Ich schleppte mich die Treppen rauf, lies sie ihre Einhorn-Quatsch-Serie aussuchen, und plumpste dann ungeplant neben sie aufs Sofa, mein Blick fiel dabei auf die riesige Wand zu unserer Linken… “Blargh, du schon wieder”, dachte ich genervt, während ich die vier (ja, erst noch eine gerade Zahl!) Bilder anstarrte, von denen drei mir schon seit neun Jahren nicht mehr gefielen und das vierte sein Dasein in einem billig aussehenden Ikea-Rahmen fristete.

Wieso gucke ich mir Tag für Tag in meinem eigenen Zuhause (!) etwas an, das höchstens zur Entstehung eines Magengeschwürs beiträgt, und absolut “does not spark joy” (eins der wenigen Dinge, die ich von Marie Kondo aufgeschnappt habe)?

Warum fühlt sich überhaupt jemand in seinen vier Wänden nicht wohl, egal ob es bloss eine Ecke oder gleich die ganze Behausung betrifft?
In manchen Fällen, weil es so aussieht, als hätte eine Horde Messis ihre Kommandozentrale dort eingerichtet, wo man eigentlich mit einem Glas Pinot entspannen möchte. Da holen wir Marie Kondo gerne wieder ins Boot.
In anderen Fällen geht es mehr in eine “gspürsch mi”-Richtung… Man fühlt sich unwohl, weil die Umgebung nicht zur eigenen Persönlichkeit passt. “Bin ich wirklich so hoffnungslos langweilig, wie es hier aussieht??”, könnte man sich fragen. Nein!
Aber wenn dein Einrichtungsstil den Status “it’s complicated” hat, dann ist es an der Zeit, sich ein paar wesentliche Gedanken zu machen.

collage bin ich so langweilig wie mein zuhause
“Bin ich so langweilig wie mein Zuhause?”

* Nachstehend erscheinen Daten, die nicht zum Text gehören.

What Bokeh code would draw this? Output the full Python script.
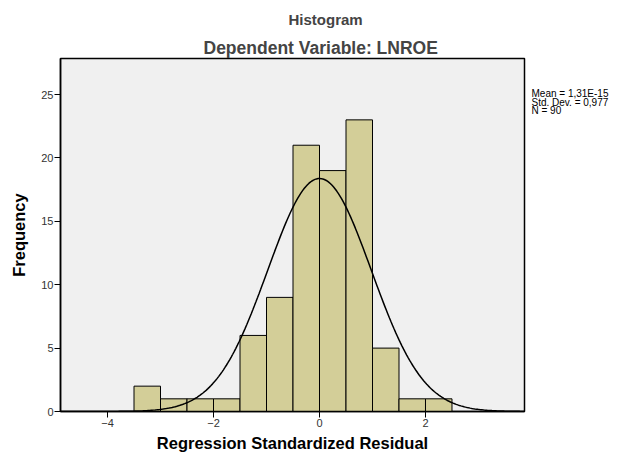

Selbstzweifel adé: Mit Neugier und Mut zum Zuhause, das du liebst

Ganz grundlegend soll ja dein Zuhause dein “happy place” sein:  ein ganz individueller Ort, an dem du dich mal entspannt, mal energiegeladen, kreativ und rundum zufrieden fühlst. Was sich nach einer grossen Aufgabe anhört, kann auch schnell mal etwas einschüchtern. Je nach Persönlichkeit blubbern schon jetzt verschiedene Unsicherheiten unter der Oberfläche… “Ich weiss nicht, wo ich anfangen soll, es sieht einfach nie perfekt aus, vielleicht gefällt es den anderen gar nicht, ich bin einfach nicht kreativ genug…”
Blödsinn.

Aus eigener Erfahrung, die mich lange in dem unbewussten Irrglauben gefangen hielt, dass Fähigkeiten entweder angeboren sind oder nicht, kann ich versichern: Dieser Gedanke ist nicht nur demotivierend und zerstörerisch, sondern er untergräbt auch das Selbstvertrauen und fesselt uns an ein eintöniges Leben innerhalb unserer Komfortzone (übrigens, falls dich solche Themen interessieren: Die amerikanische Psychologin Carol S. Dweck hat dazu die Begriffe “fixed vs. growth mindset” geprägt (fixe vs. wachsende Denkweise) und deren Auswirkungen sind beeindruckend).
Alles, wofür man sich wirklich interessiert, kann auch erlernt und beherrscht werden. Und alles, was wir zum Gestalten brauchen, bringen wir schon von Natur aus mit: unsere Intuition, Beobachtungsgabe, Neugier, einen Spieltrieb (den wir hoffentlich nicht in der Kindheit zurückgelassen haben) und Freude am Experimentieren. Ach, und Mut. Mut ist wichtig.
ABER WAS, WENN ES SCHEISSE AUSSIEHT??? Dann tröste dich damit, dass es nicht für immer scheisse aussehen wird, wenn du weiter experimentierst. Jeder wird irgendwann besser, manchmal halt bloss durch Zufall.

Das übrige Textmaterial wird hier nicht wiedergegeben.